Natural Gas Pivotal To Mideast’s Growth
From Saudi Gazette
JEDDAH – The biggest challenge to the energy sector in the Middle East is meeting the region’s surging demand for electricity. If electric power continued to be generated on a large scale by inefficient oil-fired power plants, as it is today, not even the entire oil output of the Middle East would be enough in the long term – then the region would have to import crude, a study by Siemens and the Technical University of Munich revealed.
“The rapidly increasing domestic demand for energy is a major challenge to the countries of the Middle East. More efficient power plants and greater utilization of local natural gas deposits to fuel high-efficiency gas power plants can help to quench the thirst for energy sustainably and at an affordable cost,” said Michael Suess, member of the managing board of Siemens AG and CEO of the Siemens Energy Sector, against the backdrop of a round-table debate in Abu Dhabi.
Taking Saudi Arabia, the region’s biggest crude oil producer, as an example, Siemens has highlighted future challenges in the study. Saudi Arabia’s power demand is set to more than double by 2030.

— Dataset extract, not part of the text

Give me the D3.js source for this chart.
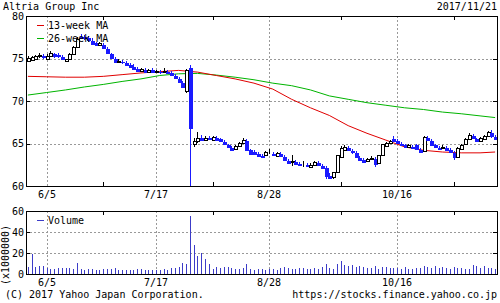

About half of today’s power is being generated in oil-fired power plants, the rest in gas power plants. If this power mix were to remain unchanged, the country would have to import crude within just three decades, as it would no longer be able to produce enough oil for its own consumption.
To counter this long-term trend, Saudi Arabia is pushing to exploit renewable energy sources on a larger scale and to develop a nuclear power capability, and is building more gas power plants.